The “nihilism” interpretation falls short of explaining what it is that holds the American Right together – [the defeated president] and his disciples, the Republican establishment, rising white Christian nationalist extremists, the reactionary intellectual sphere, rightwing militant groups.

All of these different factions on the Right are ultimately united behind the same political project of fighting back against the “Un-American” leftist forces that are out to turn the country into something it must never become: an egalitarian, multiracial, pluralistic order….

Yes, they want to tear down and destroy, but only those institutions that are supposedly captured by this “Un-American” enemy within.

This is not at all an aberration from long-standing rightwing attitudes towards the state and civic institutions, which conservatives have only ever defended if they perceived them to be allies in the struggle to entrench traditional hierarchies. Whenever the government or the institutions acted as an engine of racial and social progress, conservatives saw it as the enemy.
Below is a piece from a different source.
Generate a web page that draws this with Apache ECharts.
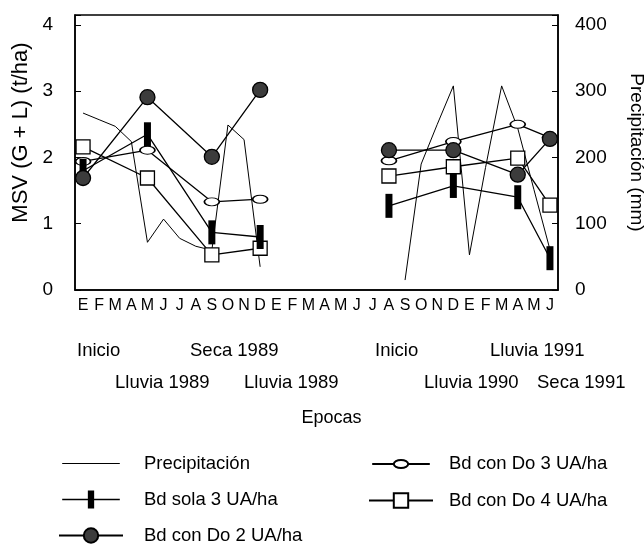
<!DOCTYPE html>
<html>
<head>
<meta charset="UTF-8">
<title>MSV y precipitacion</title>
<script type="text/javascript" src="https://cdn.jsdelivr.net/npm/echarts@6/dist/echarts.min.js"></script>
<style>
	html, body { margin: 0; padding: 0; background: #fff; }
</style>
</head>
<body>
	<div id="main" style="width: 644px;height:557px;"></div>
<script type="text/javascript">
	// meses de enero 1989 a junio 1991
	var meses = ['E-89', 'F-89', 'M-89', 'A-89', 'M-89b', 'J-89', 'J-89b', 'A-89b', 'S-89', 'O-89', 'N-89', 'D-89',
		'E-90', 'F-90', 'M-90', 'A-90', 'M-90b', 'J-90', 'J-90b', 'A-90b', 'S-90', 'O-90', 'N-90', 'D-90',
		'E-91', 'F-91', 'M-91', 'A-91', 'M-91b', 'J-91'];

	// precipitacion mensual (mm), null = sin registro
	var precipitacion = [267, 257, 247, 224, 72, 107, 78, 66, 60, 249, 227, 35,
		null, null, null, null, null, null, null, null, 15, 190, 250, 308,
		53, 185, 308, 244, 152, 61];

	// muestreos (indice del mes) y MSV (t/ha)
	var muestreos = [0, 4, 8, 11, 19, 23, 27, 29];
	var bdSola3 = [1.8, 2.35, 0.87, 0.8, 1.27, 1.57, 1.4, 0.48];
	var bdDo2 = [1.69, 2.91, 2.01, 3.02, 2.11, 2.11, 1.74, 2.28];
	var bdDo3 = [1.94, 2.11, 1.33, 1.37, 1.95, 2.24, 2.5, 2.3];
	var bdDo4 = [2.16, 1.69, 0.53, 0.63, 1.72, 1.86, 1.99, 1.28];

	// epocas bajo el eje
	var epocas = ['Inicio', 'Seca 1989', 'Inicio', 'Lluvia 1991',
		'Lluvia 1989', 'Lluvia 1989', 'Lluvia 1990', 'Seca 1991'];

	var fuente = "'Liberation Sans', Arial, sans-serif";
	var posEpocas = [[77, 350], [190, 350], [375, 350], [490, 350],
		[115, 382], [244, 382], [424, 382], [537, 382]];

	// une los puntos de cada periodo, corta entre dic-89 y ago-90
	function puntos(valores) {
		var d = [];
		for (var i = 0; i < valores.length; i++) {
			if (i > 0 && muestreos[i] - muestreos[i - 1] > 6) {
				d.push([muestreos[i - 1] + 1, null]);
			}
			d.push([muestreos[i], valores[i]]);
		}
		return d;
	}

	var iconoLinea = 'path://M0,0L0.01,0M0,9.4H64V10.6H0ZM0,20L0.01,20';
	var iconoBarra = 'path://M0,9.3H28.5V0H35.5V9.3H64V10.7H35.5V20H28.5V10.7H0Z';
	var iconoElipse = 'path://M32,0L32.01,0M0,10H24M40,10H64M24,10A8,4.5,0,1,1,40,10A8,4.5,0,1,1,24,10ZM32,20L32.01,20';
	var simboloElipse = 'path://M0,4A7.5,4,0,1,1,15,4A7.5,4,0,1,1,0,4Z';

	var myChart = echarts.init(document.getElementById('main'));

	var option = {
		backgroundColor: '#fff',
		textStyle: { fontFamily: fuente, color: '#000' },
		grid: {
			left: 75, right: 86, top: 15, bottom: 267,
			containLabel: false, outerBoundsMode: 'none',
			show: true, borderColor: '#000', borderWidth: 1.5
		},
		legend: [{
			orient: 'vertical', left: 58, top: 454, padding: 0,
			itemWidth: 64, itemHeight: 18, itemGap: 17,
			textStyle: { fontSize: 18.5, color: '#000', padding: [0, 0, 0, 16] },
			data: [{ name: 'Precipitación', icon: iconoLinea }, { name: 'Bd sola 3 UA/ha', icon: iconoBarra }, { name: 'Bd con Do 2 UA/ha' }]
		}, {
			orient: 'vertical', left: 368, top: 454, padding: 0,
			itemWidth: 64, itemHeight: 18, itemGap: 17,
			textStyle: { fontSize: 18.5, color: '#000', padding: [0, 0, 0, 11] },
			data: [{ name: 'Bd con Do 3 UA/ha', icon: iconoElipse }, { name: 'Bd con Do 4 UA/ha' }]
		}],
		xAxis: {
			type: 'category',
			data: meses,
			boundaryGap: true,
			name: 'Epocas',
			nameLocation: 'middle',
			nameGap: 119,
			nameTextStyle: { fontSize: 18, color: '#000', padding: [0, 0, 0, 30] },
			axisLine: { lineStyle: { color: '#000', width: 1.5 } },
			axisTick: { inside: true, length: 6, interval: 0, lineStyle: { color: '#000' } },
			axisLabel: {
				interval: 0, margin: 8, fontSize: 16, color: '#000',
				formatter: function (v) { return v.charAt(0); }
			},
			splitLine: { show: false }
		},
		yAxis: [{
			type: 'value',
			min: 0, max: 4.15, interval: 1,
			name: 'MSV (G + L) (t/ha)',
			nameLocation: 'middle', nameRotate: 90, nameGap: 38,
			nameTextStyle: { fontSize: 22, color: '#000', padding: [0, 0, 0, 40] },
			axisLine: { show: true, lineStyle: { color: '#000', width: 1.5 } },
			axisTick: { show: true, inside: true, length: 6, lineStyle: { color: '#000' } },
			axisLabel: {
				margin: 22, fontSize: 19, color: '#000',
				formatter: function (v) { return v % 1 === 0 ? v : ''; }
			},
			splitLine: { show: false }
		}, {
			type: 'value',
			position: 'right',
			min: 0, max: 415, interval: 100,
			name: 'Precipitación (mm)',
			nameLocation: 'middle', nameRotate: -90, nameGap: 69,
			nameTextStyle: { fontSize: 19, color: '#000' },
			axisLine: { show: true, lineStyle: { color: '#000', width: 1.5 } },
			axisTick: { show: true, inside: true, length: 6, lineStyle: { color: '#000' } },
			axisLabel: {
				margin: 17, fontSize: 19, color: '#000',
				formatter: function (v) { return v % 100 === 0 ? v : ''; }
			},
			splitLine: { show: false }
		}],
		graphic: epocas.map(function (t, i) {
			return {
				type: 'text',
				left: posEpocas[i][0],
				top: posEpocas[i][1] - 9,
				style: { text: t, font: '18.5px ' + fuente, fill: '#000' }
			};
		}),
		series: [{
			name: 'Precipitación',
			type: 'line',
			yAxisIndex: 1,
			data: precipitacion,
			symbol: 'none',
			lineStyle: { color: '#000', width: 1 },
			itemStyle: { color: '#000' }
		}, {
			name: 'Bd con Do 4 UA/ha',
			type: 'line',
			data: puntos(bdDo4),
			symbol: 'rect', symbolSize: 14,
			lineStyle: { color: '#000', width: 1.3 },
			itemStyle: { color: '#fff', borderColor: '#000', borderWidth: 1.3 }
		}, {
			name: 'Bd con Do 3 UA/ha',
			type: 'line',
			data: puntos(bdDo3),
			symbol: simboloElipse, symbolSize: [15, 8],
			lineStyle: { color: '#000', width: 1.3 },
			itemStyle: { color: '#fff', borderColor: '#000', borderWidth: 1.3 }
		}, {
			name: 'Bd sola 3 UA/ha',
			type: 'line',
			data: puntos(bdSola3),
			symbol: 'rect', symbolSize: [7, 24],
			lineStyle: { color: '#000', width: 1.3 },
			itemStyle: { color: '#000', borderWidth: 0 }
		}, {
			name: 'Bd con Do 2 UA/ha',
			type: 'line',
			data: puntos(bdDo2),
			symbol: 'circle', symbolSize: 15,
			lineStyle: { color: '#000', width: 1.3 },
			itemStyle: { color: '#3c3c3c', borderColor: '#000', borderWidth: 1.3 }
		}]
	};
	myChart.setOption(option);
</script>
</body>
</html>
Conservative support for state authority and establishment institutions has always been contingent on them working to uphold reactionary rule….
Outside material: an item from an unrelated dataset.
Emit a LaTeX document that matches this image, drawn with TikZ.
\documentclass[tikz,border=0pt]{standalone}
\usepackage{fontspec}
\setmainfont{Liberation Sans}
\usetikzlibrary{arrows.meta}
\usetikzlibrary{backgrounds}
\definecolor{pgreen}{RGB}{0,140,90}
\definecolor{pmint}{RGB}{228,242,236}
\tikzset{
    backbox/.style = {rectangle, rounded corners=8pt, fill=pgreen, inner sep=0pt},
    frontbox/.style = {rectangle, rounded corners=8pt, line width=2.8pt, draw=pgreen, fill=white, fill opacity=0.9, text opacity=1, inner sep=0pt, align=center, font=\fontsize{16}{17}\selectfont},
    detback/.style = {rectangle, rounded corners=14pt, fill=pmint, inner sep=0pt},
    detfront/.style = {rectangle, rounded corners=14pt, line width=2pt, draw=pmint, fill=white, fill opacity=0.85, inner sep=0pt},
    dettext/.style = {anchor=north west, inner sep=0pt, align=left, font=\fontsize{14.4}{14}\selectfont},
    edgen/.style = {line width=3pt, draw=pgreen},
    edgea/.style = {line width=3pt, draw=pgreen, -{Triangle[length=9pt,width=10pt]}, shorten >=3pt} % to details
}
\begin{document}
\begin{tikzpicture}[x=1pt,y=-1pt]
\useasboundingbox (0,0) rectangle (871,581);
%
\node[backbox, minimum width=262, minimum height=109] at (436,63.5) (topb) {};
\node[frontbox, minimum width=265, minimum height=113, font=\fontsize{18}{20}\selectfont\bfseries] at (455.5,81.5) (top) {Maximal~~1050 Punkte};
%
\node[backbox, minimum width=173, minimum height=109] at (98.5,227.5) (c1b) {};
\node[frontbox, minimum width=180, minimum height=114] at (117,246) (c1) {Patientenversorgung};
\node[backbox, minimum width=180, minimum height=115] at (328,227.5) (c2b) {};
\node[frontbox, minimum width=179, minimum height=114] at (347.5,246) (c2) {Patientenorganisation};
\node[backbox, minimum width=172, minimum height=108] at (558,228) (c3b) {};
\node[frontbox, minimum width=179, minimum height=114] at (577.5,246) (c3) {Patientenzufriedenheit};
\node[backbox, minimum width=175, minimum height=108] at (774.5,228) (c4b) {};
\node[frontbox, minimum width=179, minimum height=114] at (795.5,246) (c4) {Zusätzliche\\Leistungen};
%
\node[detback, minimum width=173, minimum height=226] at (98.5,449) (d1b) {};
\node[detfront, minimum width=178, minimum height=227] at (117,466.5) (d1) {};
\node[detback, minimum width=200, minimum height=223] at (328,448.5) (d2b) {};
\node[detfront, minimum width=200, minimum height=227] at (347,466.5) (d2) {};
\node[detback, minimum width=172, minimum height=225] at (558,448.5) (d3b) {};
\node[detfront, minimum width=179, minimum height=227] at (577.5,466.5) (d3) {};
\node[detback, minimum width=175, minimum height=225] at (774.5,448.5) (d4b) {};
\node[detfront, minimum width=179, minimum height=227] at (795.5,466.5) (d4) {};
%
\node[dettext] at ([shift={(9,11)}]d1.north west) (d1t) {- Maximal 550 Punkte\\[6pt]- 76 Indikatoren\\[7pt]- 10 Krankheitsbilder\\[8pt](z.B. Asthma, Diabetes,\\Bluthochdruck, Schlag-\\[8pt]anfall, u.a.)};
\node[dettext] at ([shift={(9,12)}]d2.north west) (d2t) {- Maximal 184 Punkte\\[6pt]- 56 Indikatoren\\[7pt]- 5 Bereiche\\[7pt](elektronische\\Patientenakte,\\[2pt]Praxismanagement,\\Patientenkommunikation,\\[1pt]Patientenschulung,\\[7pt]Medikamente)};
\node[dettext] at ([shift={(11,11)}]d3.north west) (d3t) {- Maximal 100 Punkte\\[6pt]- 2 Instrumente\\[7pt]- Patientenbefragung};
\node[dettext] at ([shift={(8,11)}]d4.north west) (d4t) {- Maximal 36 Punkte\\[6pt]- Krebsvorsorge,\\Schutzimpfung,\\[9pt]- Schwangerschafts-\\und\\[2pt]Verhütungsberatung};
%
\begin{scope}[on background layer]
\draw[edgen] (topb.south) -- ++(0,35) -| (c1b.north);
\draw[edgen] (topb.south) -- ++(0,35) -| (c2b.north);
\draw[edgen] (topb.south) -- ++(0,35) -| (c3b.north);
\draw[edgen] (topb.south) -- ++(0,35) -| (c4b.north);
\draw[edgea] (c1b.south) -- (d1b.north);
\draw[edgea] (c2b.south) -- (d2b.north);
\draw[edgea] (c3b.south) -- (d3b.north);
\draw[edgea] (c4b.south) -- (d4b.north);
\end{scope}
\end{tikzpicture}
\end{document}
At its core, the politics of “law and order” has always been a promise (and a threat) to mobilize all the tools available to the modern state to keep insubordinate groups in check and uphold a certain racial, social, and cultural order: traditional white Christian rule.

It is therefore not at all surprising that the January 6 insurrectionists were viciously attacking police officers while displaying the Thin Blue Line flag, or that this symbol is regularly displayed by those who embrace political violence against state authority in general.

The Thin Blue Line flag doesn’t say “We stand with the police” – it says “We stand with the police as long as they’re working to uphold the kind of ‘law and order’ that allows us to dominate with impunity while subduing those who dare to oppose our rule.”

… [It is crucial] to see how all of this is connected, all part of a multi-pronged, multi-level reactionary counter-mobilization that has a judicial arm, a political arm, an intellectual arm, and a paramilitary arm, all flanked by a massive, highly effective propaganda machine.

In this context, the supposedly mindless, nihilistic, anarchist raging has a specific role to play: to spread violent chaos and intimidation, in a direct assault on the foundations of democratic society. The MAGA raging is inherently political. Democracy depends on people feeling safe in the public square. If they don’t, because it’s ruled by intimidation and threats of violence, they won’t be able to participate as citizens. It’s what these extremists want: Rule and dominate through violence and harassment….

The “nihilism” approach completely isolates MAGA from the context and continuity of the long struggle over democracy and the fact that those who oppose it have often been willing to embrace violence, have often opted to tear the system down rather than accept defeat….

The fact that the Right in general is deliberately pursuing a reactionary political project, one that is animated by ideology and conviction rather than blind, nihilistic rage, makes the threat to American democracy more, not less acute.